What you will do. In the records below, find the line containing "Emit a web page" and the line containing "const yTicks = [60, 70, 80, 90, 100];"; please repeat exactly the lines from one to the other, both included, and nothing more.

Given data.
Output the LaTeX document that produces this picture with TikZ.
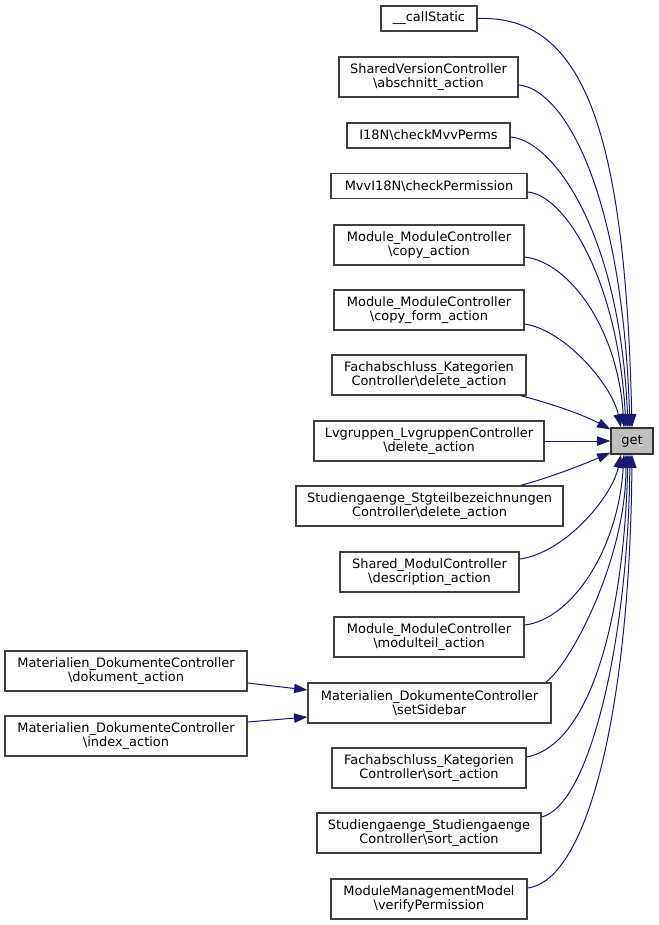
* * *
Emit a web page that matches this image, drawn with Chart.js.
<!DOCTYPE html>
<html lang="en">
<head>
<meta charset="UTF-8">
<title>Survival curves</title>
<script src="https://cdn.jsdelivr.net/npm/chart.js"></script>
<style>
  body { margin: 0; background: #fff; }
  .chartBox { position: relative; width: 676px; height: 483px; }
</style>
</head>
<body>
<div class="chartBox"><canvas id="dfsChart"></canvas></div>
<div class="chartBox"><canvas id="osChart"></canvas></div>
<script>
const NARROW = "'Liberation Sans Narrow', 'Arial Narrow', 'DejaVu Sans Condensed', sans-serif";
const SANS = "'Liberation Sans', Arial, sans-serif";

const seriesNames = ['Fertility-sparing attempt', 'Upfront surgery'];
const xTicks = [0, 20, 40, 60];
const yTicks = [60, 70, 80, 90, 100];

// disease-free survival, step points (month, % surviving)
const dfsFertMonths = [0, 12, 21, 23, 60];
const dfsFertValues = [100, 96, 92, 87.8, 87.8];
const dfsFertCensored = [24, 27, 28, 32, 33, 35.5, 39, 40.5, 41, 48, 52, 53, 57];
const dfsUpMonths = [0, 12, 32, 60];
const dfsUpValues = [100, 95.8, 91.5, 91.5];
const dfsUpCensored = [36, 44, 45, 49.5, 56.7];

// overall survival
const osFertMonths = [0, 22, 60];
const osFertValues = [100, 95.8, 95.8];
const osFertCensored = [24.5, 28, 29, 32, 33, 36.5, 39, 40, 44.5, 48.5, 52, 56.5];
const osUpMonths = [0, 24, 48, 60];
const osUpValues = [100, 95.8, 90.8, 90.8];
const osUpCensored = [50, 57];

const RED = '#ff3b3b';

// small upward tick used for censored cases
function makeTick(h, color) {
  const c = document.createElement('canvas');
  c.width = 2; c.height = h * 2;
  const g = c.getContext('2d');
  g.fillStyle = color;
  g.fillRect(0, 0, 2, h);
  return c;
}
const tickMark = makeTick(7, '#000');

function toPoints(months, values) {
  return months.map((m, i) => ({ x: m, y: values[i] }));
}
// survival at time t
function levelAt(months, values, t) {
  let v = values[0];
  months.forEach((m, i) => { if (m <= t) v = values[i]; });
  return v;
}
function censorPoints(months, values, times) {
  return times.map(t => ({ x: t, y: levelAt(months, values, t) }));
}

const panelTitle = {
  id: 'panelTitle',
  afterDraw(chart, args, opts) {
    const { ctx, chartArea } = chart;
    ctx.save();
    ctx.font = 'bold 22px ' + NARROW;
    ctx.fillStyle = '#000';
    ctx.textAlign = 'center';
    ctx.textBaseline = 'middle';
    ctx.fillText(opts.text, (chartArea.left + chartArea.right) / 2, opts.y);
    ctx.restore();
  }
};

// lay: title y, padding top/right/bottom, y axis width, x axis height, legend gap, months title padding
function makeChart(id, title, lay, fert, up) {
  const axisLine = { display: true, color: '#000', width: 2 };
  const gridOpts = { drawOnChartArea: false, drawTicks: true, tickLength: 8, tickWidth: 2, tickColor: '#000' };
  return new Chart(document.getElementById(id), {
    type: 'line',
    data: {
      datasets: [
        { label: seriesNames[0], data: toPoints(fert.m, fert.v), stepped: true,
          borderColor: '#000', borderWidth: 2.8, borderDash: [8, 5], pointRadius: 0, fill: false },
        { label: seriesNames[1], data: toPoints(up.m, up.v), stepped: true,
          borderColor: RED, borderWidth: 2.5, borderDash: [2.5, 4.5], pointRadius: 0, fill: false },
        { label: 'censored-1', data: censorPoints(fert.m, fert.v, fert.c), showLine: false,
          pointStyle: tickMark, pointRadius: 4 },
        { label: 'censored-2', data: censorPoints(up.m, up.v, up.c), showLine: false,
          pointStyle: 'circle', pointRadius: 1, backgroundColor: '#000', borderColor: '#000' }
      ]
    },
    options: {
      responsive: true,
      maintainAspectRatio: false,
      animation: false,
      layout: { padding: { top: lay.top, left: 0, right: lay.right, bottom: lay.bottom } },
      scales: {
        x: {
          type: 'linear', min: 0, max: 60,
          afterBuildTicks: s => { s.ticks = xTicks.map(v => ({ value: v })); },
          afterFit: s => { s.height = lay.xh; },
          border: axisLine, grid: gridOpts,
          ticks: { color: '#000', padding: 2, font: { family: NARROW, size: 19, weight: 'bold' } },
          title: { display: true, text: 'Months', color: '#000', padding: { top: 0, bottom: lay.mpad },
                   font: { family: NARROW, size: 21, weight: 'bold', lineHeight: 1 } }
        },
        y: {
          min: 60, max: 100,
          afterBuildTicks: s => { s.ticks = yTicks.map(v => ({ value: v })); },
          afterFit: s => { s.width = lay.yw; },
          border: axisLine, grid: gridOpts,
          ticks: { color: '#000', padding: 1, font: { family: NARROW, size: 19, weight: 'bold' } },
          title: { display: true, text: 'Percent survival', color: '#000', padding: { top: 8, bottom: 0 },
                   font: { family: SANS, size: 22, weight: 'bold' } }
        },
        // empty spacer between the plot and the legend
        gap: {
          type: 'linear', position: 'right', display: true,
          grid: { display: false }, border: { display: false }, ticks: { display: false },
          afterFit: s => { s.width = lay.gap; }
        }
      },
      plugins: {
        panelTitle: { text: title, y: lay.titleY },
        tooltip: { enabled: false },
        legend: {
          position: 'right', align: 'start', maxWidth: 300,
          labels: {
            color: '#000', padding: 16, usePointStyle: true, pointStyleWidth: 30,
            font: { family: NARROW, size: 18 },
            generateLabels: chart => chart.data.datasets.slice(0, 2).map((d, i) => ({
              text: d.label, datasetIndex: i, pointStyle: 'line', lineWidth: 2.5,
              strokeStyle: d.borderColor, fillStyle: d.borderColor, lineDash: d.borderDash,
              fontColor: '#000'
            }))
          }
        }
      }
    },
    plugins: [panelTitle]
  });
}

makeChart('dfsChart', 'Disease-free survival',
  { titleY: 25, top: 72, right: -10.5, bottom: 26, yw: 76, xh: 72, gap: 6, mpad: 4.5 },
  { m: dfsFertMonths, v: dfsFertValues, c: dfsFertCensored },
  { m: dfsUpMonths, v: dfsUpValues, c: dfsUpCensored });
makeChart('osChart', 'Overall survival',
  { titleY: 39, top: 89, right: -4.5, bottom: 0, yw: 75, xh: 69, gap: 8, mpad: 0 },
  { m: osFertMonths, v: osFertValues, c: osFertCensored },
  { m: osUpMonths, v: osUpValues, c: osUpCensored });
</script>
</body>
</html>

Task solution.
Emit a web page that matches this image, drawn with Chart.js.
<!DOCTYPE html>
<html lang="en">
<head>
<meta charset="UTF-8">
<title>Survival curves</title>
<script src="https://cdn.jsdelivr.net/npm/chart.js"></script>
<style>
  body { margin: 0; background: #fff; }
  .chartBox { position: relative; width: 676px; height: 483px; }
</style>
</head>
<body>
<div class="chartBox"><canvas id="dfsChart"></canvas></div>
<div class="chartBox"><canvas id="osChart"></canvas></div>
<script>
const NARROW = "'Liberation Sans Narrow', 'Arial Narrow', 'DejaVu Sans Condensed', sans-serif";
const SANS = "'Liberation Sans', Arial, sans-serif";

const seriesNames = ['Fertility-sparing attempt', 'Upfront surgery'];
const xTicks = [0, 20, 40, 60];
const yTicks = [60, 70, 80, 90, 100];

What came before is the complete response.